If you'd like to help people, donations left with the Jesuit Mission Store, next to the bank in Creel, will go to support the Tarahumara schools and health clinics in the region. Money, medicines, vitamins, blankets and basic school supplies are especially useful. (Don't bring clothing; the Tarahumara are being swamped with non-traditional castoffs.)
One of western Chihuahua's greatest attractions is the dramatic variety of its scenery and climate. From late autumn through Easter, nighttime temperatures in the pine-and-oak highlands (known locally as the tierra fría or 'cold country') often dip well below freezing. Sleet and snow are not uncommon during the coldest months. The snow melts quickly, but most Mexico-bound travellers would much prefer to use sunscreen rather than gloves and hot water bottles.
Rather than bypass the Copper Canyon in favor of Acapulco or Cancun, however, cold winter temperatures can be avoided with a simple trick: when it's too chilly, go down into the canyons.
This mimics the hard-earned wisdom of the Tarahumara, who use the region's abrupt topography to their best advantage. A few hours of travel to a lower elevation can mean differences of 30 degrees or more in temperature. As spring arrives and the canyon bottoms become warm-to-downright-hot, the Tarahumara (and savvy tourists) migrate upwards again, into the agreeably fresh and cool sierra.
All in all, the best hiking and camping combination (both high country and deep canyons) is probably from mid-October through February or March.

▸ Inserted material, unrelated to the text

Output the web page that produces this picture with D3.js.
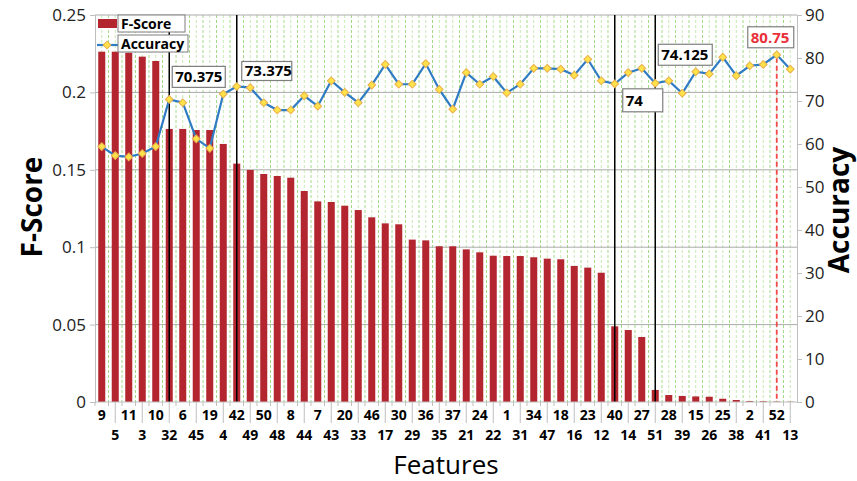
<!DOCTYPE html>
<html>
<head>
<meta charset="utf-8">
<script src="https://cdn.jsdelivr.net/npm/d3@7"></script>
<style>
  body { margin: 0; background: #fff; }
  text { font-family: "Open Sans", "Noto Sans", sans-serif; }
</style>
</head>
<body>
<script>
// feature order (sorted by F-score)
var features = [9,5,11,3,10,32,6,45,19,4,42,49,50,48,8,44,7,43,20,33,46,17,30,29,36,35,37,21,24,22,1,31,34,47,18,16,23,12,40,14,27,51,28,39,15,26,25,38,2,41,52,13];

var fScore = [0.2263,0.2263,0.2256,0.2231,0.2203,0.1764,0.1764,0.1757,0.1757,0.1667,
  0.1540,0.1499,0.1473,0.1460,0.1449,0.1363,0.1296,0.1292,0.1268,0.1240,
  0.1193,0.1154,0.1148,0.1049,0.1044,0.1006,0.1006,0.0986,0.0967,0.0945,
  0.0943,0.0943,0.0935,0.0926,0.0922,0.0879,0.0868,0.0835,0.0489,0.0465,
  0.0420,0.0078,0.0045,0.0039,0.0036,0.0034,0.0021,0.0013,0.0006,0.0005,
  0.0003,0.0002];

var accuracy = [59.4,57.3,57.0,57.8,59.4,70.375,69.6,61.2,59.0,71.6,
  73.375,73.1,69.6,67.9,67.9,71.2,68.8,74.7,72.0,69.6,
  73.7,78.5,73.9,73.9,78.7,72.7,68.1,76.6,73.9,75.7,
  71.9,73.9,77.6,77.6,77.4,76.0,79.7,74.7,74.0,76.6,
  77.6,74.125,74.7,71.8,76.8,76.3,80.2,75.9,78.2,78.5,
  80.75,77.4];

var fTicks = [0,0.05,0.1,0.15,0.2,0.25];
var accTicks = [0,10,20,30,40,50,60,70,80,90];

// marked points: index into features, label text
var marks = [
  {i: 5, text: "70.375", dx: 3, dy: -33, w: 53, h: 21},
  {i: 10, text: "73.375", dx: 5, dy: -25, w: 50, h: 19},
  {i: 38, text: "74", dx: 8, dy: 5, w: 40, h: 23},
  {i: 41, text: "74.125", dx: 3, dy: -39, w: 54, h: 21}
];
var best = {i: 50, text: "80.75", dx: -29, dy: -28, w: 46, h: 21};

var W = 857, H = 481;
var mLeft = 95, mRight = 797, mTop = 15, mBottom = 402;

var svg = d3.select("body").append("svg")
  .attr("width", W)
  .attr("height", H);

var x = d3.scaleBand()
  .domain(d3.range(features.length))
  .range([mLeft, mRight])
  .paddingInner(0.48)
  .paddingOuter(0.24);

var step = x.step();
function cx(i) { return x(i) + x.bandwidth()/2; }

var yF = d3.scaleLinear().domain([0, 0.25]).range([mBottom, mTop]);
var yA = d3.scaleLinear().domain([0, 90]).range([mBottom, mTop]);

// green dashed vertical grid, at category centers and edges
var gx = [];
d3.range(features.length).forEach(function(i) {
  gx.push({x: cx(i) - step/2, major: true});
  gx.push({x: cx(i), major: false});
});
svg.append("g").selectAll("line")
  .data(gx.slice(1))
  .enter().append("line")
  .attr("x1", function(d) { return d.x; })
  .attr("x2", function(d) { return d.x; })
  .attr("y1", mTop)
  .attr("y2", mBottom)
  .style("stroke", function(d) { return d.major ? "#a3da86" : "#c6e9b4"; })
  .style("stroke-width", 1)
  .style("stroke-dasharray", "3,2");

// horizontal grid from left axis
svg.append("g").selectAll("line")
  .data(fTicks.slice(1))
  .enter().append("line")
  .attr("x1", mLeft)
  .attr("x2", mRight)
  .attr("y1", function(d) { return yF(d); })
  .attr("y2", function(d) { return yF(d); })
  .style("stroke", "#ababab")
  .style("stroke-width", 1);

// bars
svg.append("g").selectAll("rect")
  .data(fScore)
  .enter().append("rect")
  .attr("x", function(d, i) { return x(i); })
  .attr("width", x.bandwidth())
  .attr("y", function(d) { return yF(d); })
  .attr("height", function(d) { return mBottom - yF(d); })
  .style("fill", "#b3262f");

// vertical marker lines
svg.append("g").selectAll("line")
  .data(marks)
  .enter().append("line")
  .attr("x1", function(d) { return cx(d.i); })
  .attr("x2", function(d) { return cx(d.i); })
  .attr("y1", mTop)
  .attr("y2", mBottom)
  .style("stroke", "#000")
  .style("stroke-width", 1.5);

svg.append("line")
  .attr("x1", cx(best.i))
  .attr("x2", cx(best.i))
  .attr("y1", yA(accuracy[best.i]) + 3)
  .attr("y2", mBottom)
  .style("stroke", "#f04a4a")
  .style("stroke-width", 1.8)
  .style("stroke-dasharray", "5,3");

// axes
svg.append("g")
  .attr("transform", "translate(" + mLeft + ",0)")
  .call(d3.axisLeft(yF).tickValues(fTicks).tickSize(5)
    .tickFormat(function(d) { return String(+d.toFixed(2)); }))
  .call(function(g) {
    g.select(".domain").style("stroke", "#bfbfbf");
    g.selectAll(".tick line").style("stroke", "#bfbfbf");
    g.selectAll("text").style("font-size", "17px").style("fill", "#222").attr("x", -9);
  });

svg.append("g")
  .attr("transform", "translate(" + mRight + ",0)")
  .call(d3.axisRight(yA).tickValues(accTicks).tickSize(5))
  .call(function(g) {
    g.select(".domain").style("stroke", "#bfbfbf");
    g.selectAll(".tick line").style("stroke", "#bfbfbf");
    g.selectAll("text").style("font-size", "17px").style("fill", "#222").attr("x", 8);
  });

// x axis line + staggered category labels
svg.append("line")
  .attr("x1", mLeft).attr("x2", mRight)
  .attr("y1", mBottom).attr("y2", mBottom)
  .style("stroke", "#bfbfbf");

svg.append("g").selectAll("line")
  .data(d3.range(features.length))
  .enter().append("line")
  .attr("x1", function(i) { return cx(i) - step/2; })
  .attr("x2", function(i) { return cx(i) - step/2; })
  .attr("y1", mBottom)
  .attr("y2", mBottom + 4)
  .style("stroke", "#bfbfbf");

svg.append("g").selectAll("line")
  .data(d3.range(1, features.length, 2))
  .enter().append("line")
  .attr("x1", function(i) { return cx(i); })
  .attr("x2", function(i) { return cx(i); })
  .attr("y1", mBottom)
  .attr("y2", mBottom + 21)
  .style("stroke", "#bfbfbf");

svg.append("g").selectAll("text")
  .data(features)
  .enter().append("text")
  .attr("x", function(d, i) { return cx(i); })
  .attr("y", function(d, i) { return i % 2 === 0 ? 420 : 440; })
  .attr("text-anchor", "middle")
  .style("font-size", "14px")
  .style("font-weight", "bold")
  .style("fill", "#000")
  .text(function(d) { return d; });

// accuracy line
var line = d3.line()
  .x(function(d, i) { return cx(i); })
  .y(function(d) { return yA(d); });

svg.append("path")
  .datum(accuracy)
  .attr("d", line)
  .style("fill", "none")
  .style("stroke", "#2f7bc4")
  .style("stroke-width", 2.2);

// square markers turned 45deg
var marker = d3.symbol().type(d3.symbolSquare).size(30);
svg.append("g").selectAll("path")
  .data(accuracy)
  .enter().append("path")
  .attr("d", marker)
  .attr("transform", function(d, i) { return "translate(" + cx(i) + "," + yA(d) + ") rotate(45)"; })
  .style("fill", "#ffe24a")
  .style("stroke", "#e8b04a")
  .style("stroke-width", 1);

// annotation boxes
function addBox(m, color) {
  var px = cx(m.i), py = yA(accuracy[m.i]);
  var g = svg.append("g").attr("transform", "translate(" + (px + m.dx) + "," + (py + m.dy) + ")");
  g.append("rect")
    .attr("width", m.w).attr("height", m.h)
    .style("fill", "#fff")
    .style("stroke", "#7f7f7f")
    .style("stroke-width", 1.2);
  g.append("text")
    .attr("x", 3).attr("y", m.h/2 + 5.5)
    .style("font-size", "15px")
    .style("font-weight", "bold")
    .style("fill", color)
    .text(m.text);
}
marks.forEach(function(m) { addBox(m, "#000"); });
addBox(best, "#e8303a");

// legend
var lg = svg.append("g");
lg.append("rect").attr("x", 98).attr("y", 19).attr("width", 19).attr("height", 9).style("fill", "#b3262f");
lg.append("rect").attr("x", 118).attr("y", 15).attr("width", 67).attr("height", 17)
  .style("fill", "#fff").style("stroke", "#7f7f7f");
lg.append("text").attr("x", 121).attr("y", 29).style("font-size", "14px").style("font-weight", "bold").text("F-Score");
lg.append("line").attr("x1", 97).attr("x2", 118).attr("y1", 45).attr("y2", 45)
  .style("stroke", "#2f7bc4").style("stroke-width", 2.2);
lg.append("path").attr("d", marker).attr("transform", "translate(107,45) rotate(45)")
  .style("fill", "#ffe24a").style("stroke", "#e8b04a");
lg.append("rect").attr("x", 118).attr("y", 35).attr("width", 70).attr("height", 17)
  .style("fill", "#fff").style("stroke", "#7f7f7f");
lg.append("text").attr("x", 121).attr("y", 49).style("font-size", "14px").style("font-weight", "bold").text("Accuracy");

// axis titles
svg.append("text")
  .attr("x", 446).attr("y", 474)
  .attr("text-anchor", "middle")
  .style("font-size", "26px")
  .text("Features");

svg.append("text")
  .attr("transform", "translate(42,207) rotate(-90)")
  .attr("text-anchor", "middle")
  .style("font-size", "28px")
  .style("font-weight", "bold")
  .text("F-Score");

svg.append("text")
  .attr("transform", "translate(849,210) rotate(-90)")
  .attr("text-anchor", "middle")
  .style("font-size", "28px")
  .style("font-weight", "bold")
  .text("Accuracy");
</script>
</body>
</html>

As a general rule, winter hikers and overnight campers should be prepared for both cold and occasional rain: For example, I use virtually the same clothing and gear here that I use at home in the Pacific Northwest. Layering your clothes is especially important, since temperatures on clear sunny days may reach the low 80's in the Alta Tarahumara ? and plunge below freezing at night.
Shoes or Boots?
Last spring I got an unforgettable lesson in 'appropriate footwear' while exploring a canyon near Cusarare with Marsha Hodson, another of the Lodge's guides. We'd just started a steep descent from a Tarahumara cliff dwelling when Marsha suddenly lost her footing and tumbled sideways down a bulging rockface. But for a fallen pine branch that stopped her fall, Marsha might well have gone for the 'big drop'. Considering the circumstances, she was lucky to get by with multiple scrapes and a painfully broken ankle.

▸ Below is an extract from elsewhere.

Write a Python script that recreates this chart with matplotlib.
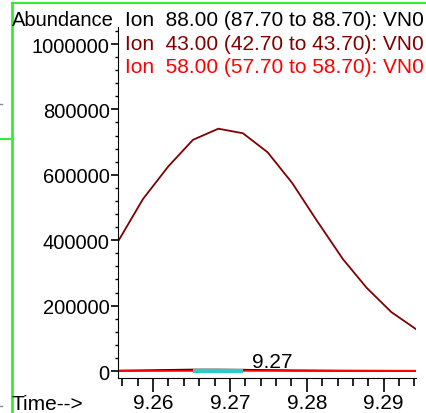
import numpy as np
import matplotlib.pyplot as plt
from matplotlib.lines import Line2D
from matplotlib.ticker import MultipleLocator

plt.rcParams['font.family'] = ['Liberation Sans', 'DejaVu Sans']

## -- data
times = [9.2555, 9.2587, 9.2620, 9.2652, 9.2685, 9.2717, 9.2749,
         9.2781, 9.2813, 9.2847, 9.2878, 9.2910, 9.2942]
abund_43 = [398000, 526000, 626000, 707000, 741000, 727000, 669000,
            575000, 460000, 342000, 254000, 180000, 128000]
abund_88 = [1000, 2000, 3500, 4500, 4500, 4000, 3000,
            2000, 1500, 1000, 800, 600, 500]
abund_58 = [500, 600, 800, 1000, 1200, 1100, 900,
            600, 500, 400, 400, 300, 300]

ion_labels = ["Ion  88.00 (87.70 to 88.70): VN0",
              "Ion  43.00 (42.70 to 43.70): VN0",
              "Ion  58.00 (57.70 to 58.70): VN0"]
ion_colors = ["black", "#800000", "#ff0000"]

peak_start, peak_end = 9.2652, 9.2717
peak_rt = "9.27"
peak_label_x = 9.2755

xticks = [9.26, 9.27, 9.28, 9.29]
yticks = [0, 200000, 400000, 600000, 800000, 1000000]

#### -----------------------------------------

W, H = 426, 414
fig = plt.figure(figsize=(W / 100, H / 100), dpi=100)
ax = fig.add_axes([118 / W, 35 / H, (416 - 118) / W, (379 - 28) / H])

ax.plot(times, abund_43, color=ion_colors[1], lw=1.3)
ax.plot(times, abund_88, color=ion_colors[0], lw=1.2)
ax.plot(times, abund_58, color=ion_colors[2], lw=1.5)

# integrated peak marker on the baseline
t = np.array(times)
m = (t >= peak_start - 1e-9) & (t <= peak_end + 1e-9)
ax.plot(t[m], [-600] * m.sum(), color="#30c8c8", lw=3, solid_capstyle="butt")

ax.text(peak_label_x, 12000, peak_rt, fontsize=15, ha="center", va="baseline")

ax.set_xlim(9.25545, 9.2942)
ax.set_ylim(-21400, 1052000)
ax.set_xticks(xticks)
ax.set_xticklabels([f"{v:.2f}" for v in xticks])
ax.xaxis.set_minor_locator(MultipleLocator(0.002))
ax.set_yticks(yticks)
ax.set_yticklabels([str(v) for v in yticks])
ax.yaxis.set_minor_locator(MultipleLocator(40000))

for s in ["top", "right"]:
    ax.spines[s].set_visible(False)
ax.tick_params(axis="x", which="major", length=10, width=1.2, labelsize=15, pad=1)
ax.tick_params(axis="x", which="minor", length=6, width=1.2)
ax.tick_params(axis="y", which="major", length=5, width=1.2, labelsize=14.5, pad=1)
ax.tick_params(axis="y", which="minor", length=2, width=1)

## -- header texts
fig.text(12 / W, 1 - 26.5 / H, "Abundance", fontsize=14.5, va="baseline", ha="left")
for lab, col, yb in zip(ion_labels, ion_colors, [26, 49.5, 73]):
    fig.text(125 / W, 1 - yb / H, lab, fontsize=15, color=col,
             va="baseline", ha="left")
fig.text(12 / W, 1 - 410 / H, "Time-->", fontsize=15, va="baseline", ha="left")

## -- green frame bits
green = "#33ee33"
fig.add_artist(Line2D([12 / W, 12 / W], [0, 1 - 4 / H], color=green, lw=2))
fig.add_artist(Line2D([12 / W, 1], [1 - 4 / H, 1 - 4 / H], color=green, lw=1.5))
fig.add_artist(Line2D([0, 10 / W], [1 - 140 / H, 1 - 140 / H], color=green, lw=1.5))
for yy in [105, 407]:
    fig.add_artist(Line2D([0, 2 / W], [1 - yy / H, 1 - yy / H], color="#888888", lw=1))

fig.savefig("out.png", dpi=100)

Moments before Marsha's fall, we'd been discussing the relative merits ?and hazards ? of so-called 'sport sandals'. We'd both been dismayed by the number of people who come to the Copper Canyon wearing lightweight running shoes and sports sandals. Of course, at the time of our conversation we were both wearing Tevas ? but, of course, we were hiking guides, right?
After a long and very difficult cross-country rescue, Marsha was finally lashed to a homemade ladder and delivered back to the Lodge. Along the way, we had ample opportunity to continue our discussion of appropriate footwear. Needless to say, I've since changed from sports sandals and inexpensive 'lite' hiking boots to top-of-the-line, all-leather Merrell backpacking boots. As Marsha's accident reminded us, the trails in the Copper Canyon are both beautiful and 'unspoiled' by improvements. Loose rocks, scree and crumbly volcanic tuff are very common, as are slippery accumulations of pine needles and oak leaves.
Get the best boots you can afford ? I'm convinced that the price is more than compensated by dramatic improvements in traction, support and overall comfort.